Usted se llama Canela y se va a quedar aquí; aquí es su casa. Mi papá la nombró y así le dio una nueva existencia. Llegó sola y desnutrida. Se acurrucó en un matorral a la entrada de la finca; hasta allá fueron mis papás a alimentarla y a ver qué se podía hacer por ella. Al ratico ya estaba al frente de la puerta esperando la segunda porción de comida y, seguro, buscando las palabras dulces y las manos cariñosas de mi mamá.
Se quedó y se hizo reina. Conoció sus dominios terrenales y, aventurera, salía por la vereda anunciándoles a todos que estaba bien y contenta. Tenía ímpetu. Se paraba debajo del eucalipto y desde allá avisaba de la presencia de extraños. Si eran conocidos, bajaba con velocidad a recibirlos, sin importarle la inclinación de la loma. No sé cómo ellos experimentan las emociones, pero sí sé que en la mirada de Canela había ternura y en sus gestos, amabilidad.
Ella, dueña y anfitriona, trajo a otro amigo que se veía tan desnutrido como ella cuando llegó. Me gusta pensar que le informó, a su manera, que en esa casa se podría quedar. Que allí lo alimentarían, también le darían palmaditas en el lomo y nunca sentiría frío. Él, con un gesto de sonrisa bonachona que no puedo describir mejor, se quedó y, de una manera que tampoco puedo explicar, parecía agradecerle a Canela por la generosidad de recibirlo en su reino.
Hace tres meses mi mamá tuvo un accidente doméstico que la obligó a estar inmovilizada por más de 60 días. Canela decidió que ella también estaría quieta, que ahora su tarea no era cuidar afuera, sino adentro, en la habitación. Se quedó con mi mamá todos los días de quietud, se apoderó de una esquina de la cama y desde allí vigilaba que todo funcionara de la mejor manera. Cuando mi mamá volvió a caminar, Canela, con delicadeza, acompañó sus pasos.
Entonces, quiero creer que supo que ya todo estaba bien, que mi mamá estaba recuperada y que las palabras tiernas de mi papá también le pertenecían a Bambú.

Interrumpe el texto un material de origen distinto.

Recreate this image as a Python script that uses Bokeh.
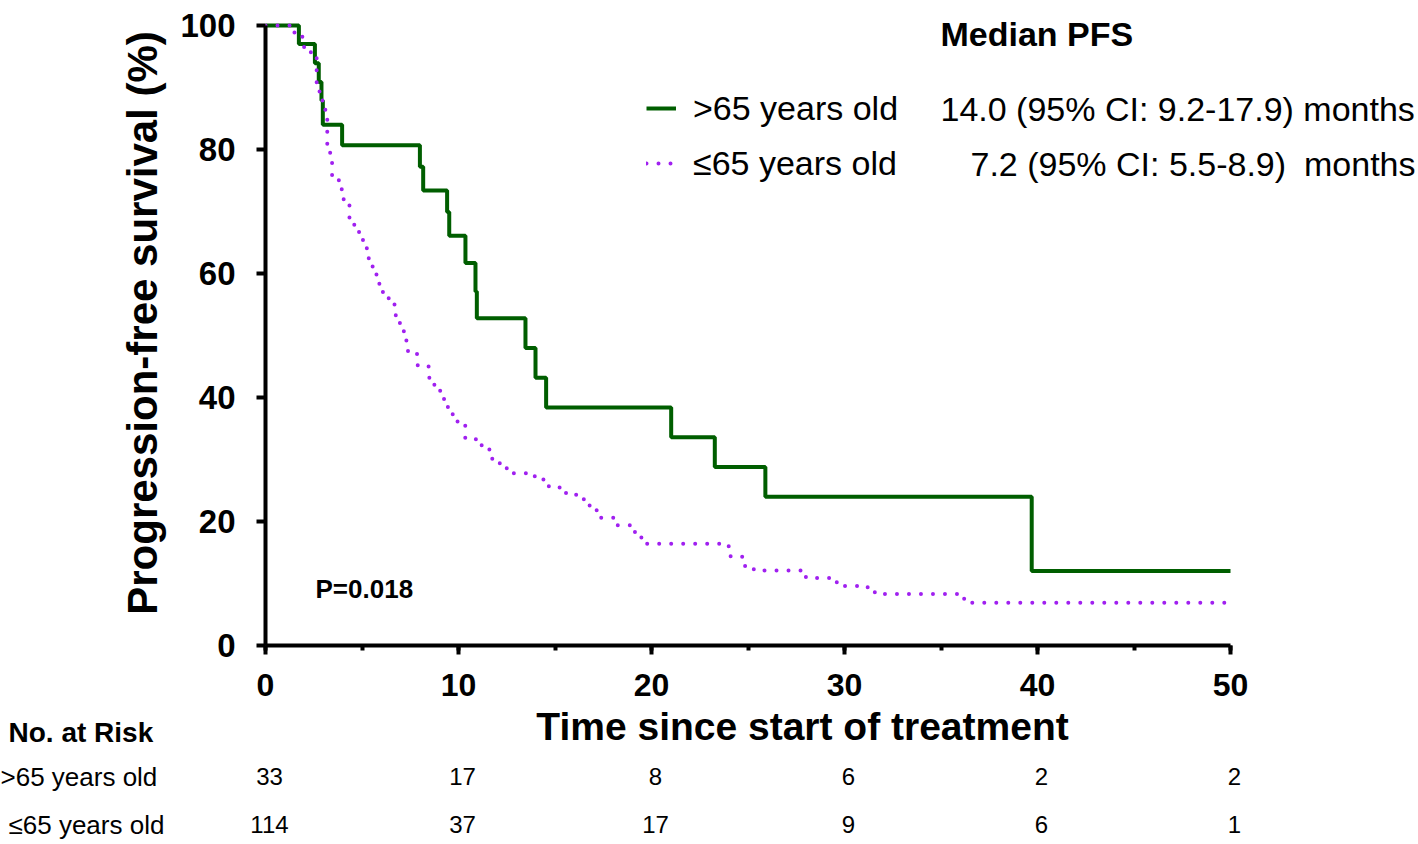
from bokeh.plotting import figure
from bokeh.layouts import column
from bokeh.models import (Range1d, SingleIntervalTicker, Label, Legend, LegendItem,
                          ColumnDataSource)
from bokeh.core.properties import value
from bokeh.embed import file_html
from bokeh.resources import INLINE

# ---------------- data ----------------
old_label = ">65 years old"
young_label = "\u226465 years old"

old_times = [0, 1.73, 2.56, 2.76, 2.90, 2.97, 3.97, 8.00, 8.17, 9.41, 9.52,
             10.36, 10.88, 10.95, 13.47, 13.99, 14.54, 21.02, 23.28, 25.90, 39.70, 50]
old_surv = [100, 97.0, 93.9, 90.9, 87.9, 84.0, 80.7, 77.2, 73.4, 69.9, 66.1,
            61.7, 57.1, 52.8, 48.0, 43.2, 38.4, 33.6, 28.8, 24.0, 12.0, 12.0]

young_times = [0, 1.5, 2.0, 2.35, 2.65, 2.8, 2.95, 3.1, 3.2, 3.35, 3.45, 3.8, 3.95,
               4.05, 4.35, 4.6, 4.9, 5.05, 5.25, 5.35, 5.55, 5.75, 5.9, 6.25, 6.55,
               6.75, 7.05, 7.3, 7.85, 8.45, 8.75, 9.05, 9.25, 9.45, 9.7, 9.95, 10.35,
               10.9, 11.2, 11.6, 11.75, 12.2, 12.5, 13.6, 14.05, 14.4, 14.95, 15.3,
               15.85, 16.3, 16.55, 16.95, 17.25, 18.1, 18.95, 19.35, 19.7, 24.0, 24.1,
               24.85, 25.3, 28.0, 29.25, 29.6, 31.2, 31.7, 36.2, 50]
young_surv = [100, 98.2, 96.5, 95.5, 90.0, 88.5, 87.0, 85.5, 80.5, 78.8, 75.2, 74.0,
              72.7, 71.0, 68.0, 66.7, 65.7, 64.2, 62.8, 61.2, 59.9, 58.4, 57.0, 56.0,
              55.0, 52.0, 50.7, 47.5, 45.2, 43.2, 42.0, 41.0, 39.5, 38.2, 37.0, 35.9,
              33.3, 32.8, 31.7, 30.9, 29.4, 28.9, 27.8, 27.3, 26.8, 25.7, 25.5, 24.6,
              24.3, 23.6, 22.6, 21.8, 20.6, 19.4, 18.3, 17.4, 16.4, 16.0, 14.3, 12.8,
              12.1, 10.9, 10.6, 9.6, 8.6, 8.3, 6.9, 6.9]

median_title = "Median PFS"
old_median = "14.0 (95% CI: 9.2-17.9) months"
young_median = "7.2 (95% CI: 5.5-8.9)"
months_word = "months"
p_value = "P=0.018"

risk_title = "No. at Risk"
risk_times = [0, 10, 20, 30, 40, 50]
risk_old = [33, 17, 8, 6, 2, 2]
risk_young = [114, 37, 17, 9, 6, 1]

x_title = "Time since start of treatment"
y_title = "Progression-free survival (%)"

# ---------------- style / geometry ----------------
GREEN = "#005e00"
PURPLE = "#a020f0"
FONT = "Liberation Sans"

W = 1418
MAIN_H = 703
RISK_H = 844 - MAIN_H
FRAME_L, FRAME_B = 265, 645          # pixel of x=0 / y=0
PX_PER_T, PX_PER_S = 19.3, 6.2       # pixels per month / per percent


def dx(px):
    return (px - FRAME_L) / PX_PER_T


def dy(py):
    return (FRAME_B - py) / PX_PER_S


# ---------------- main plot ----------------
p = figure(width=W, height=MAIN_H,
           x_range=Range1d(0, dx(W)), y_range=Range1d(0, dy(0)),
           output_backend="svg", toolbar_location=None,
           min_border_left=FRAME_L, min_border_right=0, min_border_top=0,
           min_border_bottom=MAIN_H - FRAME_B)
p.background_fill_color = "white"
p.border_fill_color = "white"
p.outline_line_color = None
p.xgrid.visible = False
p.ygrid.visible = False

p.xaxis.ticker = SingleIntervalTicker(interval=10, num_minor_ticks=2)
p.yaxis.ticker = SingleIntervalTicker(interval=20, num_minor_ticks=0)
p.xaxis.bounds = (0, 50)
p.yaxis.bounds = (0, 100)
for ax in (p.xaxis[0], p.yaxis[0]):
    ax.axis_line_width = 4
    ax.axis_line_color = "black"
    ax.major_tick_line_width = 4
    ax.major_tick_line_color = "black"
    ax.major_tick_out = 9
    ax.major_tick_in = 0
    ax.minor_tick_line_width = 4
    ax.minor_tick_line_color = "black"
    ax.minor_tick_out = 5
    ax.minor_tick_in = 0
    ax.major_label_text_font = FONT
    ax.major_label_text_font_style = "bold"
    ax.major_label_text_color = "black"
p.xaxis.major_label_text_font_size = "32px"
p.xaxis.major_label_text_line_height = 0.7
p.yaxis.major_label_text_font_size = "33px"
p.xaxis.major_label_standoff = 19
p.yaxis.major_label_standoff = 21

p.yaxis.axis_label = y_title
p.yaxis.axis_label_text_font = FONT
p.yaxis.axis_label_text_font_style = "bold"
p.yaxis.axis_label_text_font_size = "42px"
p.yaxis.axis_label_text_color = "black"
p.yaxis.axis_label_standoff = 11

r_old = p.step(old_times, old_surv, mode="after", line_color=GREEN, line_width=4)
r_young = p.step(young_times, young_surv, mode="after", line_color=PURPLE,
                 line_width=4, line_dash="0 12", line_cap="round")

legend = Legend(items=[LegendItem(label=old_label, renderers=[r_old]),
                       LegendItem(label=young_label, renderers=[r_young])],
                location=(381, 462), orientation="vertical", padding=0, margin=0,
                spacing=15, glyph_width=30, glyph_height=40, label_height=40,
                label_standoff=17, label_text_font=FONT, label_text_font_size="34px",
                label_text_color="black", background_fill_alpha=0, border_line_alpha=0)
p.add_layout(legend)


def add_text(text, px, py, size, bold=False, align="left"):
    p.add_layout(Label(x=dx(px), y=dy(py), text=text, text_font=FONT,
                       text_font_size=size,
                       text_font_style="bold" if bold else "normal",
                       text_align=align, text_baseline="middle",
                       text_color="black"))


add_text(median_title, 940, 33, "34px", bold=True)
add_text(old_median, 940, 108, "34px")
add_text(young_median, 970, 163, "34px")
add_text(months_word, 1415, 163, "34px", align="right")
add_text(p_value, 315, 588, "26px", bold=True)

# ---------------- x title + number at risk ----------------
r = figure(width=W, height=RISK_H, x_range=Range1d(dx(0), dx(W)),
           y_range=Range1d(844, MAIN_H), x_axis_type=None, y_axis_type=None,
           output_backend="svg", toolbar_location=None,
           min_border_left=0, min_border_right=0, min_border_top=0, min_border_bottom=0)
r.outline_line_color = None
r.background_fill_color = "white"
r.border_fill_color = "white"

for fig in (p, r):
    if "frame_align" in fig.properties():
        fig.frame_align = False

r.text(x=[dx(802)], y=[726], text=[x_title], text_font=value(FONT),
       text_font_size="39px", text_font_style="bold", text_align="center",
       text_baseline="middle", text_color="black")
r.text(x=[dx(8)], y=[732], text=[risk_title], text_font=value(FONT),
       text_font_size="28px", text_font_style="bold", text_align="left",
       text_baseline="middle", text_color="black")
r.text(x=[dx(0), dx(8)], y=[776, 824], text=[old_label, young_label],
       text_font=value(FONT), text_font_size="26px", text_align="left",
       text_baseline="middle", text_color="black")

for counts, mid in ((risk_old, 776), (risk_young, 824)):
    src = ColumnDataSource(dict(t=risk_times, n=[str(v) for v in counts]))
    r.text(x="t", y=mid, text="n", source=src, x_offset=4,
           text_font=value(FONT), text_font_size="24px", text_align="center",
           text_baseline="middle", text_color="black")

layout = column(p, r, spacing=0)
open("out.html", "w").write(file_html(layout, INLINE))
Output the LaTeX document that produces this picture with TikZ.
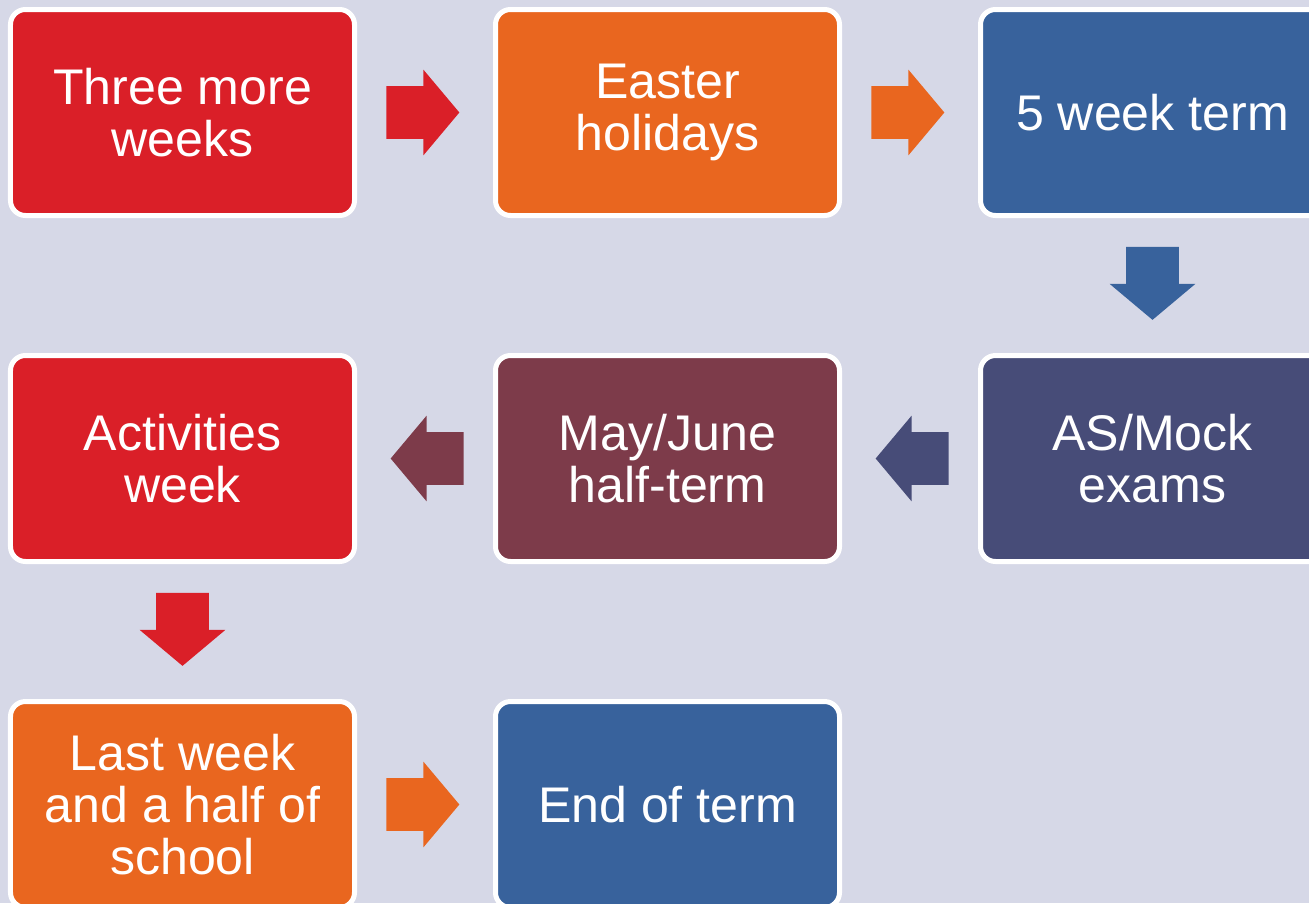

Tal vez, sintió que este territorio le quedaba ya chiquito, y decidió salir y recuperar sus rutinas de aventurera. No regresó. La buscaron, la llamaron, le silbaron. Dejaron las luces prendidas y la comida dispuesta, por si volvía con hambre. No volvió. Al amanecer la encontraron tendida al borde de la carretera, sin lesiones aparentes. Mi mamá, aún coja y adolorida, fue hasta allá, porque sabe que la despedida es otra forma de amor.